++++ DATASET SECTION

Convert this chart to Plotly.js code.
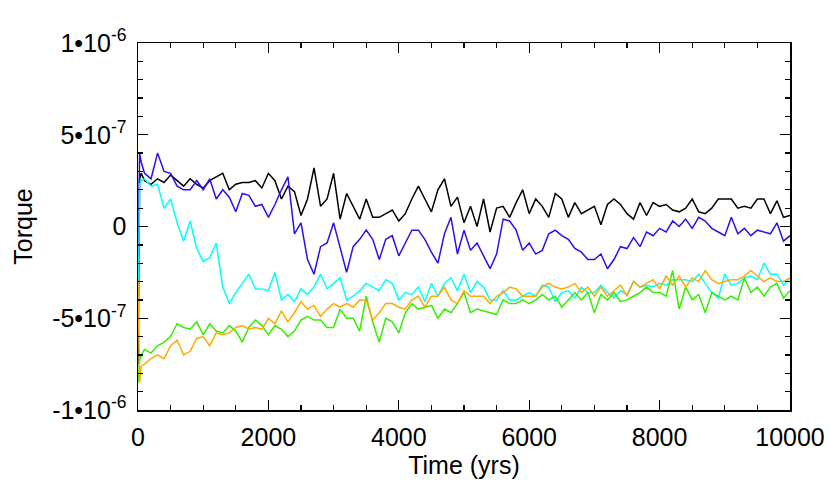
<!DOCTYPE html>
<html>
<head>
<meta charset="utf-8">
<script src="https://cdn.plot.ly/plotly-3.0.1.min.js"></script>
<style>
  html, body { margin: 0; padding: 0; background: #fff; }
  #torque-plot { width: 830px; height: 499px; }
</style>
</head>
<body>
<div id="torque-plot"></div>
<script>
// time in years
const years = [0, 25, 50, 100, 200, 300, 400, 500, 600, 700, 800, 900, 1000,
    1100, 1200, 1300, 1400, 1500, 1600, 1700, 1800, 1900, 2000,
    2100, 2200, 2300, 2400, 2500, 2600, 2700, 2800, 2900, 3000,
    3100, 3200, 3300, 3400, 3500, 3600, 3700, 3800, 3900, 4000,
    4100, 4200, 4300, 4400, 4500, 4600, 4700, 4800, 4900, 5000,
    5100, 5200, 5300, 5400, 5500, 5600, 5700, 5800, 5900, 6000,
    6100, 6200, 6300, 6400, 6500, 6600, 6700, 6800, 6900, 7000,
    7100, 7200, 7300, 7400, 7500, 7600, 7700, 7800, 7900, 8000,
    8100, 8200, 8300, 8400, 8500, 8600, 8700, 8800, 8900, 9000,
    9100, 9200, 9300, 9400, 9500, 9600, 9700, 9800, 9900, 10000]

// torque, in units of 1e-7
const UNIT = 1e-7
const torqueBlack = [-7.5, 2.6, 2.9, 2.5, 2.3, 2.6, 2.4, 2.8, 2.5, 2.2, 2.6, 2.3, 2.1,
    2.5, 2.7, 2.9, 2.0, 2.3, 2.4, 2.4, 2.5, 2.1, 2.9,
    2.5, 1.5, 2.2, 1.9, 0.6, 1.5, 3.2, 1.1, 1.5, 2.9,
    0.4, 1.8, 1.1, 0.4, 1.5, 0.5, 0.5, 0.7, 0.9, 0.3,
    0.7, 1.5, 2.2, 1.5, 0.8, 2.0, 2.6, 1.1, 1.6, 0.2,
    1.1, 0.0, 1.5, -0.3, 1.0, 1.1, 0.5, 1.3, 2.0, 0.7,
    1.5, 1.1, 0.5, 1.8, 1.5, 0.5, 1.3, 0.7, 0.9, 1.1,
    0.1, 1.2, 1.5, 1.2, 0.7, 0.4, 1.3, 0.6, 1.3, 1.1,
    1.2, 0.9, 0.8, 1.0, 1.5, 0.8, 0.7, 1.0, 1.5, 1.5,
    1.5, 1.0, 1.1, 1.0, 1.5, 1.5, 0.7, 1.4, 0.5, 0.6]
const torqueBlue = [-2.7, 4.0, 3.5, 2.9, 2.6, 4.0, 3.0, 2.9, 2.2, 2.0, 2.0, 2.5, 2.0,
    2.6, 1.5, 2.0, 1.6, 0.8, 1.8, 1.7, 1.1, 1.2, 0.5,
    1.2, 2.0, 2.7, -0.4, 0.2, -1.8, -2.6, -1.1, -0.9, 0.2,
    -1.1, -2.5, -1.1, -0.7, -0.2, -0.7, -1.8, -0.7, -0.5, -1.6,
    -0.9, -0.2, -0.2, -0.7, -1.4, -2.0, -0.4, 0.5, -1.5, -0.2,
    -1.3, -0.9, -1.6, -2.3, -1.5, 0.4, 0.3, -0.2, -1.3, -0.9,
    -1.5, -1.3, -0.4, -0.2, -0.5, -0.7, -1.2, -1.4, -1.8, -1.8,
    -1.5, -2.3, -1.8, -1.1, -1.2, -0.6, -1.1, -0.3, -0.5, -0.1,
    -0.3, 0.3, 0.0, 0.4, -0.1, 0.5, 0.3, -0.1, -0.3, -0.5,
    0.5, -0.4, -0.1, -0.5, -0.2, -0.3, -0.4, 0.2, -0.8, -0.5]
const torqueCyan = [-5.6, 2.3, 2.5, 2.6, 2.2, 2.3, 1.0, 1.5, 0.2, -0.8, 0.3, -1.2, -1.9,
    -1.7, -0.9, -3.3, -4.2, -3.6, -3.1, -2.6, -3.4, -3.4, -3.5,
    -2.5, -4.0, -3.7, -4.1, -3.4, -3.7, -3.3, -2.6, -3.4, -3.1,
    -2.8, -4.0, -3.8, -3.5, -3.1, -3.3, -3.5, -2.9, -3.1, -4.0,
    -3.6, -3.7, -3.3, -4.1, -3.1, -3.8, -3.1, -2.8, -3.5, -2.6,
    -3.6, -3.0, -3.3, -4.0, -4.0, -3.5, -4.0, -4.0, -3.8, -3.6,
    -3.8, -3.2, -3.3, -4.1, -3.6, -3.5, -3.9, -3.3, -3.6, -3.6,
    -3.2, -3.6, -3.9, -3.5, -3.7, -3.0, -3.3, -3.2, -3.3, -3.1,
    -3.2, -2.9, -2.9, -2.9, -3.0, -2.6, -3.1, -3.6, -3.9, -2.6,
    -3.2, -3.1, -2.8, -2.7, -2.9, -2.0, -2.6, -2.6, -3.2, -2.8]
const torqueGreen = [-8.5, -7.3, -7.0, -6.7, -6.9, -6.5, -6.3, -6.0, -5.3, -5.5, -5.6, -5.2, -5.9,
    -5.3, -5.7, -5.8, -5.4, -5.7, -6.3, -5.5, -5.1, -5.4, -5.9,
    -5.4, -5.6, -6.0, -5.7, -5.1, -4.9, -5.1, -5.1, -5.5, -5.5,
    -4.5, -5.0, -5.0, -5.7, -3.8, -5.2, -6.3, -5.0, -5.2, -5.8,
    -4.7, -4.2, -4.5, -4.4, -4.3, -5.0, -4.5, -4.7, -4.2, -3.6,
    -4.7, -4.5, -4.6, -4.7, -4.8, -4.0, -4.2, -4.2, -4.0, -4.2,
    -4.0, -3.7, -4.0, -3.8, -4.4, -4.0, -3.6, -4.0, -3.6, -4.7,
    -3.7, -4.0, -3.6, -4.1, -4.0, -3.8, -3.6, -3.3, -3.6, -3.6,
    -3.8, -2.4, -4.5, -3.3, -4.0, -3.7, -4.7, -3.6, -3.8, -4.0,
    -3.8, -4.0, -2.8, -3.6, -3.3, -3.8, -3.3, -3.1, -3.9, -3.5]
const torqueOrange = [-2.9, -8.5, -7.6, -7.5, -7.2, -7.0, -7.2, -6.5, -6.2, -7.0, -6.8, -6.1, -6.0,
    -6.5, -5.8, -5.9, -5.8, -5.5, -5.4, -5.6, -5.5, -5.6, -5.0,
    -5.3, -4.6, -5.2, -4.7, -4.1, -4.5, -4.3, -4.9, -4.5, -4.2,
    -4.4, -4.2, -4.4, -4.0, -4.0, -5.1, -4.7, -4.2, -4.2, -4.4,
    -4.5, -4.0, -3.8, -4.4, -3.8, -3.8, -3.3, -4.0, -4.2, -3.5,
    -3.8, -3.8, -3.8, -4.2, -3.8, -3.6, -3.3, -3.4, -3.8, -3.8,
    -3.8, -3.3, -3.1, -3.3, -3.4, -3.3, -3.1, -3.6, -3.3, -3.8,
    -3.3, -3.8, -3.5, -3.2, -3.8, -3.0, -3.3, -3.1, -2.9, -3.4,
    -2.7, -3.2, -2.7, -3.3, -2.8, -3.0, -2.4, -2.9, -3.1, -3.0,
    -2.9, -2.9, -2.7, -2.4, -2.7, -3.0, -2.8, -3.0, -3.0, -2.8]

const yTickVals = [-1e-6, -5e-7, 0, 5e-7, 1e-6]
const yTickText = ['-1•10<sup>-6</sup>', '-5•10<sup>-7</sup>', '0', '5•10<sup>-7</sup>', '1•10<sup>-6</sup>']

const series = [
    [torqueBlack, '#000000'],
    [torqueBlue, '#2a10f0'],
    [torqueCyan, '#00ffff'],
    [torqueGreen, '#33ee00'],
    [torqueOrange, '#ffaa00'],
]

let data = series.map(([vals, color]) => ({
    mode: 'lines',
    x: years,
    y: vals.map(v => v * UNIT),
    line: { width: 1.5, color: color },
    hoverinfo: 'skip',
}))

const font = { family: 'Liberation Sans, Arial, sans-serif', size: 25, color: '#000' }

const axisBase = {
    showgrid: false,
    zeroline: false,
    showline: true,
    linecolor: '#000',
    linewidth: 1.5,
    mirror: 'allticks',
    ticks: 'inside',
    ticklen: 10,
    tickwidth: 1.3,
    tickcolor: '#000',
    tickfont: font,
}

const layout = {
    width: 830,
    height: 499,
    margin: { l: 138, r: 40, t: 43, b: 89 },
    paper_bgcolor: '#fff',
    plot_bgcolor: '#fff',
    showlegend: false,
    hovermode: false,
    xaxis: {
        ...axisBase,
        range: [0, 10000],
        tickmode: 'linear',
        tick0: 0,
        dtick: 2000,
        tickformat: 'd',
        ticklabelstandoff: 4,
        minor: { dtick: 500, ticks: 'inside', ticklen: 5, tickwidth: 1.3, tickcolor: '#000' },
        title: { text: 'Time (yrs)', font: font, standoff: 2 },
    },
    yaxis: {
        ...axisBase,
        range: [-1e-6, 1e-6],
        tickmode: 'array',
        tickvals: yTickVals,
        ticktext: yTickText,
        ticklabelstandoff: 5,
        minor: { tickmode: 'linear', tick0: 0, dtick: 1e-7, ticks: 'inside', ticklen: 5, tickwidth: 1.3, tickcolor: '#000' },
        title: { text: 'Torque', font: font, standoff: 12 },
    },
}

Plotly.newPlot('torque-plot', data, layout, { displayModeBar: false, staticPlot: true })
</script>
</body>
</html>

++++++++

--- GIVEN INSTRUCTION ---
Go from the first line of the data above to the line containing "9100, 9200, 9300, 9400, 9500, 9600, 9700, 9800, 9900, 10000]" and retype exactly those lines, both included, but none of the pictures.

--- RESULT OF THE EXERCISE ---
Convert this chart to Plotly.js code.
<!DOCTYPE html>
<html>
<head>
<meta charset="utf-8">
<script src="https://cdn.plot.ly/plotly-3.0.1.min.js"></script>
<style>
  html, body { margin: 0; padding: 0; background: #fff; }
  #torque-plot { width: 830px; height: 499px; }
</style>
</head>
<body>
<div id="torque-plot"></div>
<script>
// time in years
const years = [0, 25, 50, 100, 200, 300, 400, 500, 600, 700, 800, 900, 1000,
    1100, 1200, 1300, 1400, 1500, 1600, 1700, 1800, 1900, 2000,
    2100, 2200, 2300, 2400, 2500, 2600, 2700, 2800, 2900, 3000,
    3100, 3200, 3300, 3400, 3500, 3600, 3700, 3800, 3900, 4000,
    4100, 4200, 4300, 4400, 4500, 4600, 4700, 4800, 4900, 5000,
    5100, 5200, 5300, 5400, 5500, 5600, 5700, 5800, 5900, 6000,
    6100, 6200, 6300, 6400, 6500, 6600, 6700, 6800, 6900, 7000,
    7100, 7200, 7300, 7400, 7500, 7600, 7700, 7800, 7900, 8000,
    8100, 8200, 8300, 8400, 8500, 8600, 8700, 8800, 8900, 9000,
    9100, 9200, 9300, 9400, 9500, 9600, 9700, 9800, 9900, 10000]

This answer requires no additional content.